End of proof of the Proposition.

Remarks.
  • We can observe empirically that this is a very poor lower bound. Indeed for $n=100000$, $$ \log_2(\log_2(100000))-1=2.0539...\qquad \text{ while }\qquad \pi(100000)=9592 $$
  • The true estimate for $p_n$ and $\pi(n)$ are known for a while but the proof is way more complicated. The prime number theorem states that $$ p_n\sim n\log(n),\qquad \pi(x)\sim \frac{x}{\log(x)}. $$ Chebyshev, in the 1840s, was the first to establish significant bounds for $\pi(x)$. The first proof of the prime number theorem was independently given by Hadamard and de la Vallée Poussin in 1896, building on foundational work by Riemann.

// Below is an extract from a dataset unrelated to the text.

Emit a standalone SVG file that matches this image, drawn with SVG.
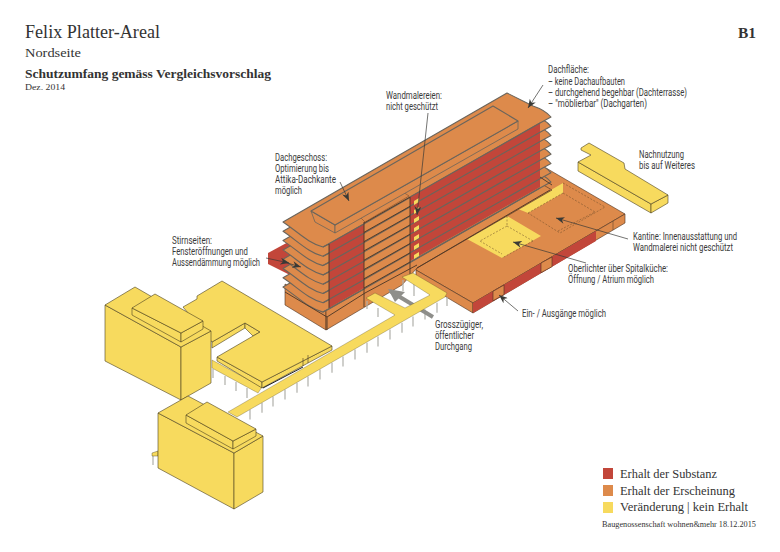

III. Dynamics (Review from MAA102)

In experimental mathematics we often encounter sequences defined (more or less explicitly) by a recurrence of the form $u_{n+1}=f(u_n)$. Let us recall from MAA102 how to deal with such recurrences.

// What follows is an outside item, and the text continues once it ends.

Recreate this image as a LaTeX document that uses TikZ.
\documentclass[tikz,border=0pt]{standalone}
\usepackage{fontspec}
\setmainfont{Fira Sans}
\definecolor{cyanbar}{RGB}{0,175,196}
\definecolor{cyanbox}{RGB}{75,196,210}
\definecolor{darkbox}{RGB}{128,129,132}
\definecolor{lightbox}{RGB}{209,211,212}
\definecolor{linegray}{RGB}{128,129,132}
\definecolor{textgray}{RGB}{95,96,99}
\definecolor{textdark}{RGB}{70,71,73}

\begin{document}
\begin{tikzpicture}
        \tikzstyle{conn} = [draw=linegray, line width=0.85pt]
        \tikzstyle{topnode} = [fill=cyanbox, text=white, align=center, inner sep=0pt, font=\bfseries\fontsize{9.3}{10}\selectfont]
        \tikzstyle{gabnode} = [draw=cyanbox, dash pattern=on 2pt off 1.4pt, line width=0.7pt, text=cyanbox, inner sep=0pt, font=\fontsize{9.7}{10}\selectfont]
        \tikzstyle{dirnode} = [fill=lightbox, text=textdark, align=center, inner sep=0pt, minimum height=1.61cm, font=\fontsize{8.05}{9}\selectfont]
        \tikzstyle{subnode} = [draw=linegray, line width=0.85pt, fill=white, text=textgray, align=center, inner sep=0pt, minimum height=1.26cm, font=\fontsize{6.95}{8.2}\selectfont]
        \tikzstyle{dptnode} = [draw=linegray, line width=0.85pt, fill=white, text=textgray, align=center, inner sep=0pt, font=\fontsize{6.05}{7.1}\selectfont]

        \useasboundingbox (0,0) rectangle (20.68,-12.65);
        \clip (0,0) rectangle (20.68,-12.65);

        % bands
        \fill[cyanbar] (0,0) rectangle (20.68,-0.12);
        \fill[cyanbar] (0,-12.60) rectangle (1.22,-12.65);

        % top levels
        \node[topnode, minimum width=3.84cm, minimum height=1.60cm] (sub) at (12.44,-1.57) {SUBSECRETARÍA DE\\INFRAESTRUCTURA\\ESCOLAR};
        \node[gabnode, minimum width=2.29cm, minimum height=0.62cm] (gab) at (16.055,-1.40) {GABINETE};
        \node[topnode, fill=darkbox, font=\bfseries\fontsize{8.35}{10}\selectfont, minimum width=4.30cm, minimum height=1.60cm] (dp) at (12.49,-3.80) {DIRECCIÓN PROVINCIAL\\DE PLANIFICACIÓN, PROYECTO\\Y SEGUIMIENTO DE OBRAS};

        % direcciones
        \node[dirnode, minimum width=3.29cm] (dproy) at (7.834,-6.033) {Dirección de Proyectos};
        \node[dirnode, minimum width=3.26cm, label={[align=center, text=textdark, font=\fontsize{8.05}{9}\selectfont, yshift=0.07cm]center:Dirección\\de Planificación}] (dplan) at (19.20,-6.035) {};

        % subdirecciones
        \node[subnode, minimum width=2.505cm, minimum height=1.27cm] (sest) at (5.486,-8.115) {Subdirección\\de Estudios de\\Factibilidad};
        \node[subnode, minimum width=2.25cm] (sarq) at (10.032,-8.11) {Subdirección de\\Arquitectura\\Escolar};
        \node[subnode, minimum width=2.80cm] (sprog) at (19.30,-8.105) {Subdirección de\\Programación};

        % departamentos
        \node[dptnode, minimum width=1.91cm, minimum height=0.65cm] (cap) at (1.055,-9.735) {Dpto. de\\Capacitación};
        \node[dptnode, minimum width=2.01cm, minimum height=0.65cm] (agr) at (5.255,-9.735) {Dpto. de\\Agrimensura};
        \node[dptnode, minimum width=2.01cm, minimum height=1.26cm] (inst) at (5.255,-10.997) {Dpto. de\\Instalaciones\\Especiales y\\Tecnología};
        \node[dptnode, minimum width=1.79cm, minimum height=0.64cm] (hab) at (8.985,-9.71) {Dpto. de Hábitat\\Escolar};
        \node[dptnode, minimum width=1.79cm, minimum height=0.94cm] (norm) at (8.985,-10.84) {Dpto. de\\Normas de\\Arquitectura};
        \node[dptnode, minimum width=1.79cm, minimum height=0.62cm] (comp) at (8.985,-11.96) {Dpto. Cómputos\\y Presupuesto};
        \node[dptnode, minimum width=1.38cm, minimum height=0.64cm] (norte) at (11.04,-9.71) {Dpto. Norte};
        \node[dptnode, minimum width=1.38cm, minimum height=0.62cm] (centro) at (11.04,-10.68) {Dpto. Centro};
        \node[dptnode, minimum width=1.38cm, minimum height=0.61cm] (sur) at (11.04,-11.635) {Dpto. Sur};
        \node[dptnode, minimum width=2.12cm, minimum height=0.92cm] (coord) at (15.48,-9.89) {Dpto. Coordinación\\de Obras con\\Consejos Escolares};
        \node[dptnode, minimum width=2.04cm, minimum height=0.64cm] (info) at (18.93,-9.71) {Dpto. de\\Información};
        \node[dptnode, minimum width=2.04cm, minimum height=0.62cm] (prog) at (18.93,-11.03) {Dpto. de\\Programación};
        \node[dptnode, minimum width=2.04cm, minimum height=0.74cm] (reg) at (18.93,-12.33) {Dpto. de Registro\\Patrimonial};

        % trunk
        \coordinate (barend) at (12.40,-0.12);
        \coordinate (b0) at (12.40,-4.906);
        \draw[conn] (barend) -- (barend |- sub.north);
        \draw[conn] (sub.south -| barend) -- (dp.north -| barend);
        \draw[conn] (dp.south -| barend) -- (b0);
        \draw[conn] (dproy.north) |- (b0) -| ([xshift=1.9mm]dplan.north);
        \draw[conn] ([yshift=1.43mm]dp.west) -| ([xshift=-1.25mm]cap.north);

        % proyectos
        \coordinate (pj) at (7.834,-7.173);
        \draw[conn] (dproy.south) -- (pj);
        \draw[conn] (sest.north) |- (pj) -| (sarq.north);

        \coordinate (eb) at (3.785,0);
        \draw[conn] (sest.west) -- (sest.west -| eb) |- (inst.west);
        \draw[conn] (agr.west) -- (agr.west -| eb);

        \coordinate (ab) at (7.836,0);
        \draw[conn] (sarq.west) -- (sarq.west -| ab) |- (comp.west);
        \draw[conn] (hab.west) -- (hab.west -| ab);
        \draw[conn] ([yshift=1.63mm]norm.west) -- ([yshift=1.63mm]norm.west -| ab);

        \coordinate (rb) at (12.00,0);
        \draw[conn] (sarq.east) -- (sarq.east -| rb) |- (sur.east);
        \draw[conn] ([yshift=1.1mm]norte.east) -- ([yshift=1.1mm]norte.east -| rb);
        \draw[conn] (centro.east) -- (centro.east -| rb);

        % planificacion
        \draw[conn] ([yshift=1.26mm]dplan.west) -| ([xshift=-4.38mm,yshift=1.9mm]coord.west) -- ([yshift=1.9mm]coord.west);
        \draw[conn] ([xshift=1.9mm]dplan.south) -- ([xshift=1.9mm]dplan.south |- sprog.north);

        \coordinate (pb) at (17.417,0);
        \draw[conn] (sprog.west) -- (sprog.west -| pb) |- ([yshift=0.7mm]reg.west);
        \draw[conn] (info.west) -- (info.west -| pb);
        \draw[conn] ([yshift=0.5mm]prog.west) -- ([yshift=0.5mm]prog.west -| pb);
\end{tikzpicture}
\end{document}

Proposition. Let $a\in\mathbb{R}$ and $f$ be a map $\mathbb{R}\to\mathbb{R}$. Let $(u_n)_{n\geq 0}$ be the sequence defined by $$ \begin{cases} &u_0=a,\\ &u_{n+1}=f(u_n)\ \text{ for all }n\geq 0. \end{cases} $$ If $(u_n)$ has a finite limit $\ell$ and if $f$ is continuous then $\ell$ must satisfy $\ell=f(\ell)$.
The proof only consists in letting $n\to +\infty$ in the recurrence. Let us see how to apply it on a particular case. Let $$ u_0=1, u_1=\sqrt{2},\ u_2=\sqrt{2}^{\sqrt{2}},\dots , u_n=\sqrt{2}^{\sqrt{2}^{{\dots}^{\sqrt{2}^{\sqrt{2}}}}}. $$ In a more compact way: \begin{cases} &u_0=1,\\ &u_{n+1}=\sqrt{2}^{u_n}\ \text{ for all }n\geq 0. \end{cases}

The above script seems to indicate that $u_n \to 2$. The following plot gives an insight of what happens:

Indeed, $x\mapsto \sqrt{2}^x$ has two fixed points $x=2$ and $x=4$. The interval $[0,2]$ is clearly stable under $f$ and in this interval $\sqrt{2}^x \geq x$. This shows that $(u_n)$ is bounded and increasing, so it converges and the limit $\ell$ is the only fixed point of $f$ in that interval: $\ell=2$.

Actually one can do better. First observe that $f'(x)=\log(\sqrt{2})\sqrt{2}^x$ so that the mean value theorem applied to the interval $[0,2]$ says that, for every $x,y\in [0,2]$ $$ |f(x)-f(y)|\leq \sup_{[0,2]} f'\times |x-y|= \log(\sqrt{2})\sqrt{2}^2\times |x-y|=\log(2)|x-y|. $$ In other words, $f$ is contraction. This implies, for $n\geq m$, $$ |u_n-u_m|\leq \log(2)|u_{n-1}-u_{m-1}|\leq \log(2)^2|u_{n-2}-u_{m-2}|\leq \dots \leq\log(2)^{m}|u_{n-m}-u_{0}|\leq \log(2)^{m}\times 1. $$ Letting $n\to +\infty$ (while letting $m$ fixed) gives finally $$ |\ell-u_m|\leq \log(2)^{m}, $$ so that the convergence is exponentially fast.